> **Task directions**
Output the data that follows exactly, line for line.
## Start Information provided
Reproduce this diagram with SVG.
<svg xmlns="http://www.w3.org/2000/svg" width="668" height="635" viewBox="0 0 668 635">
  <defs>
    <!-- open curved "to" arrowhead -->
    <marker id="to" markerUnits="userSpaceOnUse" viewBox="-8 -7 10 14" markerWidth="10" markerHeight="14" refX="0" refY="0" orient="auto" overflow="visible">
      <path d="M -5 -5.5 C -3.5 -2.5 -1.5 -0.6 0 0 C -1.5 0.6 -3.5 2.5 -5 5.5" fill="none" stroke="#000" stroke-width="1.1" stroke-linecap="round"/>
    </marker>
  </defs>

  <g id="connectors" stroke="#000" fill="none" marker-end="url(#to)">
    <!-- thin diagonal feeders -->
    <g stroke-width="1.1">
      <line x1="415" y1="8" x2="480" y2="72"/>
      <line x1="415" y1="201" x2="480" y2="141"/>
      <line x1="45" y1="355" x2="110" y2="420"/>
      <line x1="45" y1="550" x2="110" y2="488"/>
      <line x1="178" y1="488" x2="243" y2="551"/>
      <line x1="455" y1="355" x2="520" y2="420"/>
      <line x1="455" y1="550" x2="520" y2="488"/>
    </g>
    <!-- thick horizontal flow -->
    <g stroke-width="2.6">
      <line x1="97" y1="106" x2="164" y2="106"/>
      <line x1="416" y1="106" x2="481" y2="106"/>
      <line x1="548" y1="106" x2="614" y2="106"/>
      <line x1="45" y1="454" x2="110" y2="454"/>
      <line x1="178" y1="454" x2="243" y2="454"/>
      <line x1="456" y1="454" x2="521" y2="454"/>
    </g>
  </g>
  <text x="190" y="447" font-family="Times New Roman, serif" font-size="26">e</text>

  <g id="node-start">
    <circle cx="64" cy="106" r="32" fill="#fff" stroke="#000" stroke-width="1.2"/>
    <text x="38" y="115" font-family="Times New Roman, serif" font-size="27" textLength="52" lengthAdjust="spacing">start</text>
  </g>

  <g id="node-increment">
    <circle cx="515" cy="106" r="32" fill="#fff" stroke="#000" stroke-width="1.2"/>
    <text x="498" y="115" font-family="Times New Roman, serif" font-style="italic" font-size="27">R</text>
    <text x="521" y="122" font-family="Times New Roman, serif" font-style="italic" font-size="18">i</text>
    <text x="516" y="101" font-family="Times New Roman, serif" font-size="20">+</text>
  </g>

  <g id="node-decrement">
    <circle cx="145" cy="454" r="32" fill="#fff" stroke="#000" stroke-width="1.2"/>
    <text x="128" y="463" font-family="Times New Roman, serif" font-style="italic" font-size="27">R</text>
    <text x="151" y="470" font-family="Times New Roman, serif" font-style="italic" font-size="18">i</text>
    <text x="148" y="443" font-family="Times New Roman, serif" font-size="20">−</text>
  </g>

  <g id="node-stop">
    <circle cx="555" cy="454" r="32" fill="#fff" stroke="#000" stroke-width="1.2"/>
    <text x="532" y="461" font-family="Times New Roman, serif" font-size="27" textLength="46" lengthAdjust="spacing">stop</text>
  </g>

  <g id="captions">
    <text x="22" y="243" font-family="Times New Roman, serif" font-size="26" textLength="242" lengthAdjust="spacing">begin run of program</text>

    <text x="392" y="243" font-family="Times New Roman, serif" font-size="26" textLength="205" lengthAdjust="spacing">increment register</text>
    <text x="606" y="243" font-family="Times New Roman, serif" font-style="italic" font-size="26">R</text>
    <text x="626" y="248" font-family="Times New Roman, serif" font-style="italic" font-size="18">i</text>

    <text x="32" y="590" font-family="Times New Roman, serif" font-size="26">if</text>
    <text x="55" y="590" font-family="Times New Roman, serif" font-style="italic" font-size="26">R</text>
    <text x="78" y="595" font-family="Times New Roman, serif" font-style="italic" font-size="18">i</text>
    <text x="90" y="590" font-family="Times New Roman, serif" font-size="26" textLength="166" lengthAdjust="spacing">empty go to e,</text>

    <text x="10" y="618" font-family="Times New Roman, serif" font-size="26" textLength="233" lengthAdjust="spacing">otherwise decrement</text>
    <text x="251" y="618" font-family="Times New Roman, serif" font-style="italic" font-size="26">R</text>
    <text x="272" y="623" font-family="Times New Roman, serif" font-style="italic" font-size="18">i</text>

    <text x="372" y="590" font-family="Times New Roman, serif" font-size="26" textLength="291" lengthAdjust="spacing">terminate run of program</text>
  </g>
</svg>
## End Information provided
> **Reply**
Reproduce this diagram with SVG.
<svg xmlns="http://www.w3.org/2000/svg" width="668" height="635" viewBox="0 0 668 635">
  <defs>
    <!-- open curved "to" arrowhead -->
    <marker id="to" markerUnits="userSpaceOnUse" viewBox="-8 -7 10 14" markerWidth="10" markerHeight="14" refX="0" refY="0" orient="auto" overflow="visible">
      <path d="M -5 -5.5 C -3.5 -2.5 -1.5 -0.6 0 0 C -1.5 0.6 -3.5 2.5 -5 5.5" fill="none" stroke="#000" stroke-width="1.1" stroke-linecap="round"/>
    </marker>
  </defs>

  <g id="connectors" stroke="#000" fill="none" marker-end="url(#to)">
    <!-- thin diagonal feeders -->
    <g stroke-width="1.1">
      <line x1="415" y1="8" x2="480" y2="72"/>
      <line x1="415" y1="201" x2="480" y2="141"/>
      <line x1="45" y1="355" x2="110" y2="420"/>
      <line x1="45" y1="550" x2="110" y2="488"/>
      <line x1="178" y1="488" x2="243" y2="551"/>
      <line x1="455" y1="355" x2="520" y2="420"/>
      <line x1="455" y1="550" x2="520" y2="488"/>
    </g>
    <!-- thick horizontal flow -->
    <g stroke-width="2.6">
      <line x1="97" y1="106" x2="164" y2="106"/>
      <line x1="416" y1="106" x2="481" y2="106"/>
      <line x1="548" y1="106" x2="614" y2="106"/>
      <line x1="45" y1="454" x2="110" y2="454"/>
      <line x1="178" y1="454" x2="243" y2="454"/>
      <line x1="456" y1="454" x2="521" y2="454"/>
    </g>
  </g>
  <text x="190" y="447" font-family="Times New Roman, serif" font-size="26">e</text>

  <g id="node-start">
    <circle cx="64" cy="106" r="32" fill="#fff" stroke="#000" stroke-width="1.2"/>
    <text x="38" y="115" font-family="Times New Roman, serif" font-size="27" textLength="52" lengthAdjust="spacing">start</text>
  </g>

  <g id="node-increment">
    <circle cx="515" cy="106" r="32" fill="#fff" stroke="#000" stroke-width="1.2"/>
    <text x="498" y="115" font-family="Times New Roman, serif" font-style="italic" font-size="27">R</text>
    <text x="521" y="122" font-family="Times New Roman, serif" font-style="italic" font-size="18">i</text>
    <text x="516" y="101" font-family="Times New Roman, serif" font-size="20">+</text>
  </g>

  <g id="node-decrement">
    <circle cx="145" cy="454" r="32" fill="#fff" stroke="#000" stroke-width="1.2"/>
    <text x="128" y="463" font-family="Times New Roman, serif" font-style="italic" font-size="27">R</text>
    <text x="151" y="470" font-family="Times New Roman, serif" font-style="italic" font-size="18">i</text>
    <text x="148" y="443" font-family="Times New Roman, serif" font-size="20">−</text>
  </g>

  <g id="node-stop">
    <circle cx="555" cy="454" r="32" fill="#fff" stroke="#000" stroke-width="1.2"/>
    <text x="532" y="461" font-family="Times New Roman, serif" font-size="27" textLength="46" lengthAdjust="spacing">stop</text>
  </g>

  <g id="captions">
    <text x="22" y="243" font-family="Times New Roman, serif" font-size="26" textLength="242" lengthAdjust="spacing">begin run of program</text>

    <text x="392" y="243" font-family="Times New Roman, serif" font-size="26" textLength="205" lengthAdjust="spacing">increment register</text>
    <text x="606" y="243" font-family="Times New Roman, serif" font-style="italic" font-size="26">R</text>
    <text x="626" y="248" font-family="Times New Roman, serif" font-style="italic" font-size="18">i</text>

    <text x="32" y="590" font-family="Times New Roman, serif" font-size="26">if</text>
    <text x="55" y="590" font-family="Times New Roman, serif" font-style="italic" font-size="26">R</text>
    <text x="78" y="595" font-family="Times New Roman, serif" font-style="italic" font-size="18">i</text>
    <text x="90" y="590" font-family="Times New Roman, serif" font-size="26" textLength="166" lengthAdjust="spacing">empty go to e,</text>

    <text x="10" y="618" font-family="Times New Roman, serif" font-size="26" textLength="233" lengthAdjust="spacing">otherwise decrement</text>
    <text x="251" y="618" font-family="Times New Roman, serif" font-style="italic" font-size="26">R</text>
    <text x="272" y="623" font-family="Times New Roman, serif" font-style="italic" font-size="18">i</text>

    <text x="372" y="590" font-family="Times New Roman, serif" font-size="26" textLength="291" lengthAdjust="spacing">terminate run of program</text>
  </g>
</svg>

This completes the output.